EXERCISE DESCRIPTION: What is the number of lines holding the word "matplotlib"? Give that number alone.

STORED DATA:
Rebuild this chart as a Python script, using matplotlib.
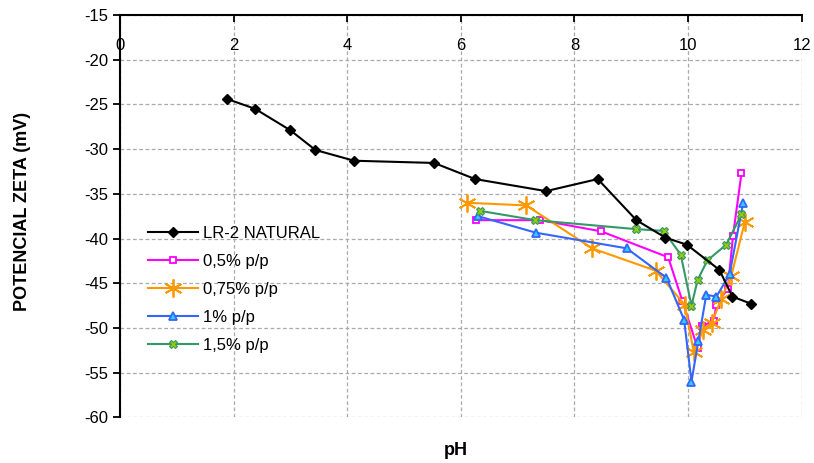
import matplotlib
matplotlib.use('Agg')
import matplotlib.pyplot as plt

plt.rcParams['font.family'] = ['Liberation Sans', 'DejaVu Sans']
plt.rcParams['axes.unicode_minus'] = False

# LR-2 natural
natural_ph = [1.89, 2.38, 3.0, 3.44, 4.12, 5.53, 6.25, 7.5, 8.41, 9.09, 9.6, 9.98, 10.55, 10.78, 11.11]
natural_zeta = [-24.4, -25.5, -27.9, -30.1, -31.3, -31.55, -33.35, -34.7, -33.35, -37.95, -39.9, -40.7, -43.5, -46.5, -47.3]

# 0,5% p/p
p05_ph = [6.27, 7.4, 8.47, 9.65, 9.9, 10.17, 10.25, 10.45, 10.5, 10.7, 10.79, 10.94]
p05_zeta = [-37.95, -37.95, -39.2, -42.1, -47.0, -52.3, -49.8, -49.2, -47.4, -45.6, -39.7, -32.7]

# 0,75% p/p
p075_ph = [6.1, 7.15, 8.31, 9.43, 9.94, 10.1, 10.26, 10.42, 10.58, 10.76, 11.0]
p075_zeta = [-36.0, -36.3, -41.1, -43.6, -47.4, -52.7, -50.2, -49.4, -46.8, -44.2, -38.1]

# 1% p/p
p1_ph = [6.3, 7.32, 8.92, 9.62, 9.93, 10.06, 10.18, 10.32, 10.5, 10.73, 10.97]
p1_zeta = [-37.5, -39.35, -41.1, -44.4, -49.1, -56.0, -51.5, -46.3, -46.5, -44.0, -36.0]

# 1,5% p/p
p15_ph = [6.33, 7.31, 9.08, 9.57, 9.87, 10.06, 10.17, 10.34, 10.67, 10.94]
p15_zeta = [-36.9, -37.95, -38.95, -39.15, -41.8, -47.5, -44.6, -42.45, -40.7, -37.3]

fig = plt.figure(figsize=(8.14, 4.63), dpi=100)
ax = fig.add_axes([0.1474, 0.0987, 0.8375, 0.8689])

ax.plot(natural_ph, natural_zeta, color='black', lw=1.5, marker='D', ms=5,
        mfc='black', mec='black', label='LR-2 NATURAL', zorder=5)
ax.plot(p05_ph, p05_zeta, color='#FF00FF', lw=1.5, marker='s', ms=5,
        mfc='white', mec='#FF00FF', mew=1.3, label='0,5% p/p', zorder=4)
ax.plot(p075_ph, p075_zeta, color='#FF9900', lw=1.5, marker=(6, 2, 0), ms=13,
        mec='#FF9900', mew=1.3, label='0,75% p/p', zorder=4)
ax.plot(p1_ph, p1_zeta, color='#3366FF', lw=1.5, marker='^', ms=6,
        mfc='#33CCFF', mec='#3366FF', mew=1.3, label='1% p/p', zorder=4)
ax.plot(p15_ph, p15_zeta, color='#339966', lw=1.5, marker='X', ms=6,
        mfc='#99CC00', mec='#339966', mew=0.8, label='1,5% p/p', zorder=4)

ax.set_xlim(0, 12)
ax.set_ylim(-60, -15)
ax.set_xticks(range(0, 13, 2))
ax.set_yticks(range(-60, -14, 5))

ax.xaxis.tick_top()
ax.tick_params(axis='x', direction='in', length=5, width=1.3, pad=-27, labelsize=12)
ax.tick_params(axis='y', direction='out', length=5, width=1.3, labelsize=12)

ax.spines['right'].set_visible(False)
ax.spines['bottom'].set_visible(False)
ax.spines['top'].set_linewidth(1.5)
ax.spines['left'].set_linewidth(1.5)

ax.grid(True, color='#aaaaaa', linestyle=(0, (3, 2)), lw=0.9)
ax.set_axisbelow(True)

fig.text(0.028, 0.543, 'POTENCIAL ZETA (mV)', rotation=90, ha='center', va='center',
         fontsize=13, fontweight='bold')
fig.text(0.560, 0.028, 'pH', ha='center', va='center', fontsize=13, fontweight='bold')

ax.legend(loc='upper left', bbox_to_anchor=(0.041, 0.476), frameon=False,
          fontsize=12, handlelength=3.0, handletextpad=0.3, labelspacing=0.78,
          borderpad=0, borderaxespad=0)

fig.savefig('out.png', dpi=100)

COMPLETED TASK: 4